As you know the `compound` score could be used to get a normalized score for a sentiment, in this section you have to create a function called `get_sentiment(score)` that will return a normalized value of sentiment for the `score` parameter based on the rules you learn. This function should return `1` for positive sentiment, `-1` for negative sentiment, and `0` for neutral sentiment.

In [10]:
# Sentiment calculation based on compound score
def get_sentiment(score):
    """
    Calculates the sentiment based on the compound score.
    """
    result = 0 # Neutral by default
    if score >= 0.05:  #Postive
        result = 1
    elif score <= -0.05: # Negative
        result = -1
    return result



Use the the VADER sentiment module from `NLTK` to score the sentiment of every news article title and text in english; you should append ten new columns to the English news DataFrame to store the results as follows.

* Title's compound score
* Title's positive score
* Title's neutral score
* Title's negative score
* Title's normalized score (using the `get_sentiment()` function)
* Text's compound score
* Text's positive score
* Text's neutral score
* Text's negative score
* Text's normalized score (using the `get_sentiment()` function)

In [11]:
# Sentiment Scores Dictionaries

title_sent = {
    'title_compound':[],
    'title_pos':[],
    'title_neu' : [],
    'title_neg':[], 
    'title_sent': [],
}

text_sent = {
    'text_compound':[],
    'text_pos':[],
    'text_neu' : [],
    'text_neg':[], 
    'text_sent': [],
}


In [None]:
''''''
To get sentiment for the text & title

the VADER sentiment score for each news article's title & text is calculated within a for-loop,
this loop iterates across the df_en DataFrame using the iterrows() method to create the final result's Dataframe structure.

''''''

In [18]:
for index, row in df_en.iterrows():
    try:
        # Sentiment Score
        title_sentiment = analyzer.polarity_scores(row['title'])
        title_sent['title_compound'].append(title_sentiment['compound'])
        title_sent['title_pos'].append(title_sentiment['pos'])
        title_sent['title_neu'].append(title_sentiment['neu'])
        title_sent['title_neg'].append(title_sentiment['neg'])
        title_sent['title_sent'].append(get_sentiment(title_sentiment['compound']))
        
        text_sentiment = analyzer.polarity_scores(row['text'])
        text_sent['text_compound'].append(title_sentiment['compound'])
        text_sent['text_pos'].append(text_sentiment['pos'])
        text_sent['text_neu'].append(text_sentiment['neu'])
        text_sent['text_neg'].append(text_sentiment['neg'])
        text_sent['text_sent'].append(get_sentiment(text_sentiment['compound']))
    except AttributeError:
        pass

# Attaching sentiment columns to the news Dataframe
title_sentiment_df = pd.DataFrame(title_sent)
text_sentiment_df = pd.DataFrame(text_sent)
news_en_df = df_en.join(title_sentiment_df).join(text_sentiment_df)
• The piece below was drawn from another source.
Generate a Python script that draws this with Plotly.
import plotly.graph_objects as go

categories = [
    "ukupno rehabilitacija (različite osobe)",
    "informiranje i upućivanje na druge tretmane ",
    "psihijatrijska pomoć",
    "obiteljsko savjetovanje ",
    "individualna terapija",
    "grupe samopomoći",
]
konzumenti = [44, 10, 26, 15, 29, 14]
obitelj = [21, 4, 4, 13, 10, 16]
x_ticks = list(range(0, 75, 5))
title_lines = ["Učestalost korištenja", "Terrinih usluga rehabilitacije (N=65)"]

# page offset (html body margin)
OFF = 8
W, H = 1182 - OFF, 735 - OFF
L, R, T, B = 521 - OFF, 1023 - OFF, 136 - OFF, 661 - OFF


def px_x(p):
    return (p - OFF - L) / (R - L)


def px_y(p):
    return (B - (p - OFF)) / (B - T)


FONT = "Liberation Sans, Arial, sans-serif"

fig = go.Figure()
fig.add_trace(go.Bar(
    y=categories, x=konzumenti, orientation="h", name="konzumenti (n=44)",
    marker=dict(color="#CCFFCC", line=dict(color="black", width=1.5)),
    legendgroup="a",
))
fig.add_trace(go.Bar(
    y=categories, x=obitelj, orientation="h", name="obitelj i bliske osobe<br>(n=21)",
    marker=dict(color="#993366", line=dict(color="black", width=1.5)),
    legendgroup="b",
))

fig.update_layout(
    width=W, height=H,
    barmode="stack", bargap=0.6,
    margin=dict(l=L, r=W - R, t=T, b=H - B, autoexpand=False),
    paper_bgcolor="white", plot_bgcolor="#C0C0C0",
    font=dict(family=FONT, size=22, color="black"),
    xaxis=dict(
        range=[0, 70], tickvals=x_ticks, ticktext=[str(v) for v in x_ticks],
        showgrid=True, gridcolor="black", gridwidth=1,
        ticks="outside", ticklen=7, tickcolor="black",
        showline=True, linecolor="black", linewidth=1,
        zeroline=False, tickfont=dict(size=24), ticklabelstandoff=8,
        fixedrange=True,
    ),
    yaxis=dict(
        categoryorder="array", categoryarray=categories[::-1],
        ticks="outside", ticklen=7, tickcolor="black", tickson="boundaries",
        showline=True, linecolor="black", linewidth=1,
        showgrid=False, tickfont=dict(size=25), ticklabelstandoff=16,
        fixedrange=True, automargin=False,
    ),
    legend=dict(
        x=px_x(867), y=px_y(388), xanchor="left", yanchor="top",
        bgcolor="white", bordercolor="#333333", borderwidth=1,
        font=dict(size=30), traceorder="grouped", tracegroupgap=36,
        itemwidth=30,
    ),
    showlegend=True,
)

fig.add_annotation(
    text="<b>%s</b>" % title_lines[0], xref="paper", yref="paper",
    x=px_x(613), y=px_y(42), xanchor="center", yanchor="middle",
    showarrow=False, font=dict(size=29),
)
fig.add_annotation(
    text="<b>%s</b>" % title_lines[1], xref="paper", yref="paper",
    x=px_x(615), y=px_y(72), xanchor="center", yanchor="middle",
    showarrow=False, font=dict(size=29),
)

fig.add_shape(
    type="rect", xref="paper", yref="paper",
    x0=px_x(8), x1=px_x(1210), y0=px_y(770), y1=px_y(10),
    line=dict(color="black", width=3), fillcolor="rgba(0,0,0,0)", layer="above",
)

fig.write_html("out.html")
ValueError: arrays must all be same length

### Analyzing Sentiments Results

How the sentiment of the title and the text differs on news articles?

To answer this question, on this section you will create a bar chart contrasting the normalized sentiment for the title and the text of each news article. Use the build-in `plot()` method of the Pandas DataFrame to create a bar chart like the one bellow. Be aware that you chart might differ from this one due to is made from a different news DataFrame.

Finally get the descriptive statistics from the English news DataFrame and discuss the analysis results with your partners.